Qu'est-ce que la nouvelle collaboration de Bape avec les Stray Kids nous dit sur la mode ? Les fandoms de k-pop sont-ils vraiment la solution à la crise des ventes ?

Ce matin, BAPE, la légendaire marque japonaise de streetwear, a annoncé sur ses canaux officiels une nouvelle collaboration avec le groupe de K-pop Stray Kids. À partir du post de teasing diffusé en ligne, on devine que les SKZOO, les peluches représentant les huit membres du groupe, ont reçu un relooking dans le style de BABY MILO, la mascotte iconique de la marque. Les détails n’ont pas encore été révélés, mais la description laisse entendre qu’il ne s’agit pas du classique drop de merchandising, mais bien d’une collection exclusive. En quelques heures, l’annonce a dépassé mille commentaires et plus de 10 000 partages sur Instagram, confirmant que la simple association entre une marque et un groupe de K-pop est aujourd’hui capable de générer un niveau d’engagement que de nombreuses campagnes n’atteignent pas.

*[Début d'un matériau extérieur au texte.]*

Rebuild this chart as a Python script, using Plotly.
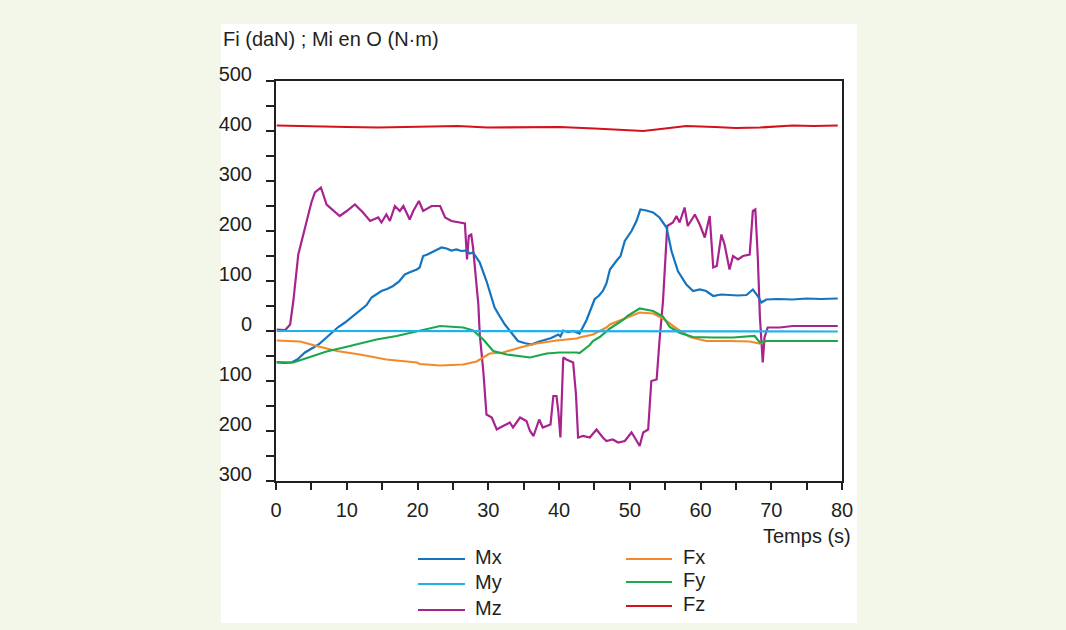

La nouvelle relance une question devenue presque inévitable ces dernières années : qu’est-ce que le système de la mode aujourd’hui sans le soutien de l’industrie coréenne du divertissement ? À une époque où la culture pop asiatique a redéfini l’imaginaire mondial, le K-pop s’est transformé en un atout stratégique pour les maisons de mode. Il ne s’agit plus seulement d’associer un visage à une marque ou de mesurer le retour en termes de MIV et EMV, mais d’entrer dans les dynamiques émotionnelles et collectives des fandoms, un écosystème capable de déplacer perceptions, tendances et chiffres d’affaires. À un moment où le marché du luxe ralentit et où les ventes des segments premium enregistrent des baisses à deux chiffres, le K-pop devient une sorte d’ancre culturelle et commerciale, un langage universel permettant aux marques de rester pertinentes pour la Gen Z et les nouveaux marchés asiatiques. Serait-ce le début d’une nouvelle ère pour la symbiose entre K-pop et mode ?

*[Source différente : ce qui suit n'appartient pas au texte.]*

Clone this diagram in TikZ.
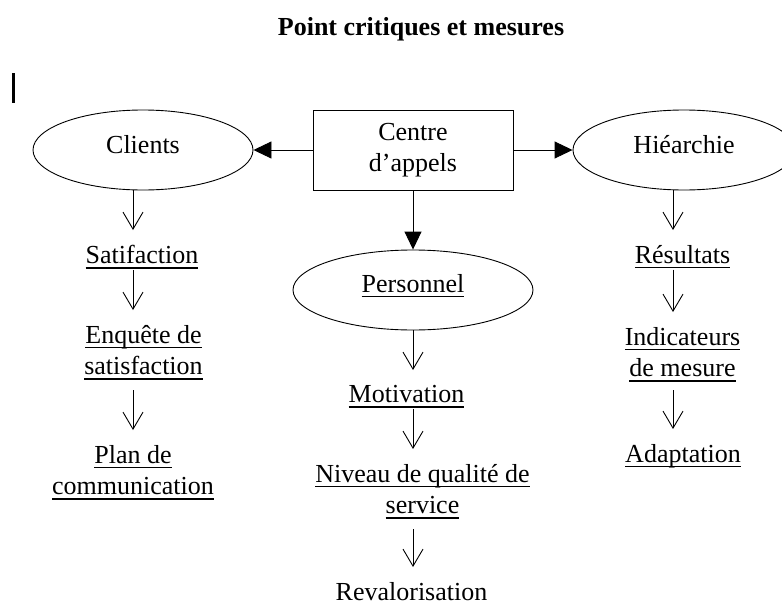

L’histoire entre BAPE et le K-pop

BAPE a toujours été l’une des marques les plus habituées aux collaborations au sein du système de la mode, capable de connecter langages et cultures diverses avec une aisance qui a fait du streetwear japonais une présence constante sur la scène mondiale. Au début de 2025, la marque avait déjà exploré une première connexion directe avec l’industrie coréenne du divertissement, en créant des looks sur mesure pour les NewJeans. Ce fut la toute première fois que BAPE se liait de manière organique au monde du K-pop.

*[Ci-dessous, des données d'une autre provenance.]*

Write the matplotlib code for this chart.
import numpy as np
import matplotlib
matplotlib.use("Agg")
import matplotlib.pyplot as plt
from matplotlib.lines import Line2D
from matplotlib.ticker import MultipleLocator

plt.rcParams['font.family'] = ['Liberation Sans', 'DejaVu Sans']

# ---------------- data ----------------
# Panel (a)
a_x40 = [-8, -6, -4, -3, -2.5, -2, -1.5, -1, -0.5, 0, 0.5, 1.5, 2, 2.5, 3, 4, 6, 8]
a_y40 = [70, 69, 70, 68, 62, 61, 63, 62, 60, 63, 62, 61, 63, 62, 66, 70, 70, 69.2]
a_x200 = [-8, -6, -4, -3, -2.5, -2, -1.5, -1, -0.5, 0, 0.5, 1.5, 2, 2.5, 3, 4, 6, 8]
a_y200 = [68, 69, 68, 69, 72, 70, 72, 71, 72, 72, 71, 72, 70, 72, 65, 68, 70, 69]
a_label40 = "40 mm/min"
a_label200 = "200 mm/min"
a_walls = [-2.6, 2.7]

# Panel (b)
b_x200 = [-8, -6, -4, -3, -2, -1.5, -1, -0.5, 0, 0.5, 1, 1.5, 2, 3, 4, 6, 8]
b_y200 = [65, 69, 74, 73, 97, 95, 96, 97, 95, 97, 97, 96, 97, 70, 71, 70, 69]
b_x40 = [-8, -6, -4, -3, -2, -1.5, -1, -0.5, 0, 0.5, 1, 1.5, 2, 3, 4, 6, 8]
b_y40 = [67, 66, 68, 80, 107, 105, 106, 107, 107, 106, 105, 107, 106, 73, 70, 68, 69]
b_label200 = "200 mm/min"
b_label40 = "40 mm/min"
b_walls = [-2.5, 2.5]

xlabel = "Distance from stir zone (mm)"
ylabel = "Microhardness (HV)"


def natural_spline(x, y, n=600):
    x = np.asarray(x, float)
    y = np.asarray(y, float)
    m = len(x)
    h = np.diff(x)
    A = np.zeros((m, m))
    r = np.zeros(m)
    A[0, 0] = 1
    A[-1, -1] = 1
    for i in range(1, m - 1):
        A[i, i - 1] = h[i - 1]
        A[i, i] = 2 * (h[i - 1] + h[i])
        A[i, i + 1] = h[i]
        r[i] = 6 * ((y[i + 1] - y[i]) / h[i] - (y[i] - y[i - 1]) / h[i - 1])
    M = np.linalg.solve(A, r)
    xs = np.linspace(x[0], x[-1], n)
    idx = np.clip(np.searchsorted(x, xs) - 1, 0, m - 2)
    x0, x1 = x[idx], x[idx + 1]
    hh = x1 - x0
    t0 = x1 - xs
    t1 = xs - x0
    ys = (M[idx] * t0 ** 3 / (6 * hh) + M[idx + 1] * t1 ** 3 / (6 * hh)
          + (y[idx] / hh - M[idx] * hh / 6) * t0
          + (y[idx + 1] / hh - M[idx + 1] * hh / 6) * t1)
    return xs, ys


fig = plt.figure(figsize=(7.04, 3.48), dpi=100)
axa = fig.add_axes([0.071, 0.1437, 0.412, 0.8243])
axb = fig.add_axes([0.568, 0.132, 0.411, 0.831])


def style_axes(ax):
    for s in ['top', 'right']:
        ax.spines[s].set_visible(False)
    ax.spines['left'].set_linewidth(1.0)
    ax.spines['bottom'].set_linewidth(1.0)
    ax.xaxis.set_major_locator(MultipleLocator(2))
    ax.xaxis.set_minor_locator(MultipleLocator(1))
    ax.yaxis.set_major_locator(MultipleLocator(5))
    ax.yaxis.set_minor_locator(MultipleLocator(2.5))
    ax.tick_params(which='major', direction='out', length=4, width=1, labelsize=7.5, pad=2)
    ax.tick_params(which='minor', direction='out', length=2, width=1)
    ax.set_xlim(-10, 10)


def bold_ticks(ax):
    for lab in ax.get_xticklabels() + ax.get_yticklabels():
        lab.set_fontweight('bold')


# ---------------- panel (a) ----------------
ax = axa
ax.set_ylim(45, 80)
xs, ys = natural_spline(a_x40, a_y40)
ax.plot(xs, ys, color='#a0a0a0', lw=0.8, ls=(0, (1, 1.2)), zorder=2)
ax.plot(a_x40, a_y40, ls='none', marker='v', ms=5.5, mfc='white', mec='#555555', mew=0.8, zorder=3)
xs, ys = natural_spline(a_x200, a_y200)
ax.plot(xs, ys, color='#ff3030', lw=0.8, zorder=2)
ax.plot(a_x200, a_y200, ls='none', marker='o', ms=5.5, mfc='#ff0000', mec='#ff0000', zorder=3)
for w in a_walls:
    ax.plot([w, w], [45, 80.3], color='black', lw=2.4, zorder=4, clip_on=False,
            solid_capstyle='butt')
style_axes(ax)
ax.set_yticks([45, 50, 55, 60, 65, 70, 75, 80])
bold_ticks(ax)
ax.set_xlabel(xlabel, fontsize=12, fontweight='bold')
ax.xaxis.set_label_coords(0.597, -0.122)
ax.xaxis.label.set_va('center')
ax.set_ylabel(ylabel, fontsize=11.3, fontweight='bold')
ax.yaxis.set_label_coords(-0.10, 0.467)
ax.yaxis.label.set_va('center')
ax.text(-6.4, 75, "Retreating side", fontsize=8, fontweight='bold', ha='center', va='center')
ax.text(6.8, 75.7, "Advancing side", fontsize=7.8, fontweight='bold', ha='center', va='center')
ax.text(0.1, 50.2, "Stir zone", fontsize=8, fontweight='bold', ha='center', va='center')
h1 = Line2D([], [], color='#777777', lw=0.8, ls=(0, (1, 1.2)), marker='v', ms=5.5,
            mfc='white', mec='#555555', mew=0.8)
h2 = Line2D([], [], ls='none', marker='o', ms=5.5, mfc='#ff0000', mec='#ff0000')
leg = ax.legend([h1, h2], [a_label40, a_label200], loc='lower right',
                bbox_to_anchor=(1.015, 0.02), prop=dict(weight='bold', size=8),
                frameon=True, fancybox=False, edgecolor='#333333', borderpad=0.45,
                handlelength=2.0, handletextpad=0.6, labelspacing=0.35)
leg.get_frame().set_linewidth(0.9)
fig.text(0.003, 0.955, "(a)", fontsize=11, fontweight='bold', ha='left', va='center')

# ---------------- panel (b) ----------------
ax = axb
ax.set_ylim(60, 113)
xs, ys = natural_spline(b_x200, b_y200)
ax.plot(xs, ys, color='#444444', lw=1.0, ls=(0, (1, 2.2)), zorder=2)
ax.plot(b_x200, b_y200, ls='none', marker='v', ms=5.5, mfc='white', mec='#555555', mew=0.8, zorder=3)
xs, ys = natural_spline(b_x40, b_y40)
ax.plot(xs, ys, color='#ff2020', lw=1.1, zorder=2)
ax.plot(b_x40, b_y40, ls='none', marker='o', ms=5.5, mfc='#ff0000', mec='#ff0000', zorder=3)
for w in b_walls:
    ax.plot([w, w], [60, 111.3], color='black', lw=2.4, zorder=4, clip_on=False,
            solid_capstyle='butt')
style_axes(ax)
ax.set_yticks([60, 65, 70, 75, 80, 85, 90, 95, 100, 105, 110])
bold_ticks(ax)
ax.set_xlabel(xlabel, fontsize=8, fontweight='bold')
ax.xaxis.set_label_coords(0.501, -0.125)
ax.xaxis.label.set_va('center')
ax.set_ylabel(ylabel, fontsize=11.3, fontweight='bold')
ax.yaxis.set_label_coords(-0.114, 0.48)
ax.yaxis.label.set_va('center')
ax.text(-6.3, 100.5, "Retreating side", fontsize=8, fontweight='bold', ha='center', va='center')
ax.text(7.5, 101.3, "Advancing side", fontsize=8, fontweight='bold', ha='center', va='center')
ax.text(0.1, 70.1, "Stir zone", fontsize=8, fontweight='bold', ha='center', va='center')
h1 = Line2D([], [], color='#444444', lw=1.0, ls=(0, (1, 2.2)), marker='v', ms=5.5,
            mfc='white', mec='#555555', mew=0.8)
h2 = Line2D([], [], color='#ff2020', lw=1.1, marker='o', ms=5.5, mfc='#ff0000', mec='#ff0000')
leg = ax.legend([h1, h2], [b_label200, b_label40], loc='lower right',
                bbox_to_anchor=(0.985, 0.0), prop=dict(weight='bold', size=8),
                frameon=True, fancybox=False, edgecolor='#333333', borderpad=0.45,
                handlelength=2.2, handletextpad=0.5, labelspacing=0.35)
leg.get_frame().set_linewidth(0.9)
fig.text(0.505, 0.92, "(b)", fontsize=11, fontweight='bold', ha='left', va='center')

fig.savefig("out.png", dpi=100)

Mais pour comprendre à quel point cette nouvelle collaboration avec les Stray Kids n’est pas seulement une opération marketing, il faut regarder le parcours récent de la marque. Comme le rapporte Business of Fashion, BAPE traverse une phase de renouvellement structurel et créatif : un regain d’énergie qui coïncide avec sa première présentation à la Paris Fashion Week lors de la saison FW25, réalisée en collaboration avec Colm Dillane, fondateur de KidSuper.

Ces derniers mois, la marque a multiplié les initiatives pour consolider sa présence internationale ; par exemple, au début de l’année, elle a lancé un partenariat mondial avec Spotify, intensifié son expansion retail aux États-Unis et nommé Mahmoud El Salahy comme nouveau PDG, une figure clé de sa nouvelle stratégie de positionnement. En parlant à BoF, El Salahy a déclaré que l’objectif est de clôturer l’exercice fiscal dans une position « très positive » par rapport au marché, en soulignant la résilience de la marque en Asie-Pacifique, avec des résultats solides au Japon et une performance étonnamment stable en Chine, malgré la contraction du luxe dans la région.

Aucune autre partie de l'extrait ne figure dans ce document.